--- Start of RECORDED DATA ---

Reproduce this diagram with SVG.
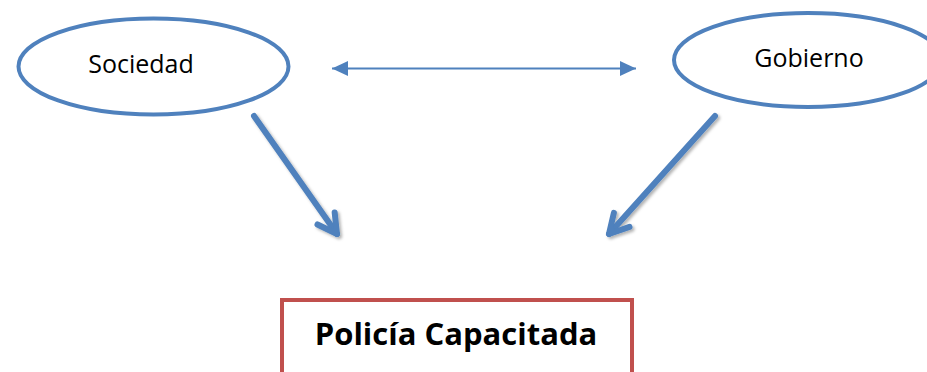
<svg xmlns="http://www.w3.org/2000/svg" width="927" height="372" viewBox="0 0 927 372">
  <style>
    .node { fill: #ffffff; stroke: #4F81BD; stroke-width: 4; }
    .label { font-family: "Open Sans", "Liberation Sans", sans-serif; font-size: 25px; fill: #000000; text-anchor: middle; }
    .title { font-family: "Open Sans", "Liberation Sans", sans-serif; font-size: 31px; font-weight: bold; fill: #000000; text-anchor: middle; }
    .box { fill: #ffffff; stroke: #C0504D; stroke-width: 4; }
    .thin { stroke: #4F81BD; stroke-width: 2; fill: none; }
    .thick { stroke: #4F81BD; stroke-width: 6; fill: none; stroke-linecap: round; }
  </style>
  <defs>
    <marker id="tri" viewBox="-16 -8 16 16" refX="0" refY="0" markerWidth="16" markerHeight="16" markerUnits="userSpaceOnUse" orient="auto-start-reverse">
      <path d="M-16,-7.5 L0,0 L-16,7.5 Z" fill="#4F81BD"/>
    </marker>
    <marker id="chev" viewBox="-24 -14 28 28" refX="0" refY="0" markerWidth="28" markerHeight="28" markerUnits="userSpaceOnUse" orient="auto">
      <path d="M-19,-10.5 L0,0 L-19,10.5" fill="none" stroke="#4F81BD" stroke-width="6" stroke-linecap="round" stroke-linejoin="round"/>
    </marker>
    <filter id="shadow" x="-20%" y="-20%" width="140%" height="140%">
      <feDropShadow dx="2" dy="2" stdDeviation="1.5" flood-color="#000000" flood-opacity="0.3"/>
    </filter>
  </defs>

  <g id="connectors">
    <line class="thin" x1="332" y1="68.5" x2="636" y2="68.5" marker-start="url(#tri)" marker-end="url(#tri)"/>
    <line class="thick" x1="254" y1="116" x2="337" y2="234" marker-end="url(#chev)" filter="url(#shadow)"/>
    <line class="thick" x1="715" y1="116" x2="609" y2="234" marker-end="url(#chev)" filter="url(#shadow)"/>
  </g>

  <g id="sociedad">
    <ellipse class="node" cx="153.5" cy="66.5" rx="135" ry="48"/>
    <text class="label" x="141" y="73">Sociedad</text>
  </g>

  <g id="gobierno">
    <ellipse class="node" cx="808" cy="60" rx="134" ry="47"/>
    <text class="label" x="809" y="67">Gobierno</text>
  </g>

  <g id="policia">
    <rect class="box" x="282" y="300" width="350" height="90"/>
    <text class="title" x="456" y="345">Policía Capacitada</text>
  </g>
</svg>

--- End of RECORDED DATA ---

* WORK REQUIRED:
Retype the data above exactly; pictures are not part of the copy.

* WRITTEN RESPONSE:
Reproduce this diagram with SVG.
<svg xmlns="http://www.w3.org/2000/svg" width="927" height="372" viewBox="0 0 927 372">
  <style>
    .node { fill: #ffffff; stroke: #4F81BD; stroke-width: 4; }
    .label { font-family: "Open Sans", "Liberation Sans", sans-serif; font-size: 25px; fill: #000000; text-anchor: middle; }
    .title { font-family: "Open Sans", "Liberation Sans", sans-serif; font-size: 31px; font-weight: bold; fill: #000000; text-anchor: middle; }
    .box { fill: #ffffff; stroke: #C0504D; stroke-width: 4; }
    .thin { stroke: #4F81BD; stroke-width: 2; fill: none; }
    .thick { stroke: #4F81BD; stroke-width: 6; fill: none; stroke-linecap: round; }
  </style>
  <defs>
    <marker id="tri" viewBox="-16 -8 16 16" refX="0" refY="0" markerWidth="16" markerHeight="16" markerUnits="userSpaceOnUse" orient="auto-start-reverse">
      <path d="M-16,-7.5 L0,0 L-16,7.5 Z" fill="#4F81BD"/>
    </marker>
    <marker id="chev" viewBox="-24 -14 28 28" refX="0" refY="0" markerWidth="28" markerHeight="28" markerUnits="userSpaceOnUse" orient="auto">
      <path d="M-19,-10.5 L0,0 L-19,10.5" fill="none" stroke="#4F81BD" stroke-width="6" stroke-linecap="round" stroke-linejoin="round"/>
    </marker>
    <filter id="shadow" x="-20%" y="-20%" width="140%" height="140%">
      <feDropShadow dx="2" dy="2" stdDeviation="1.5" flood-color="#000000" flood-opacity="0.3"/>
    </filter>
  </defs>

  <g id="connectors">
    <line class="thin" x1="332" y1="68.5" x2="636" y2="68.5" marker-start="url(#tri)" marker-end="url(#tri)"/>
    <line class="thick" x1="254" y1="116" x2="337" y2="234" marker-end="url(#chev)" filter="url(#shadow)"/>
    <line class="thick" x1="715" y1="116" x2="609" y2="234" marker-end="url(#chev)" filter="url(#shadow)"/>
  </g>

  <g id="sociedad">
    <ellipse class="node" cx="153.5" cy="66.5" rx="135" ry="48"/>
    <text class="label" x="141" y="73">Sociedad</text>
  </g>

  <g id="gobierno">
    <ellipse class="node" cx="808" cy="60" rx="134" ry="47"/>
    <text class="label" x="809" y="67">Gobierno</text>
  </g>

  <g id="policia">
    <rect class="box" x="282" y="300" width="350" height="90"/>
    <text class="title" x="456" y="345">Policía Capacitada</text>
  </g>
</svg>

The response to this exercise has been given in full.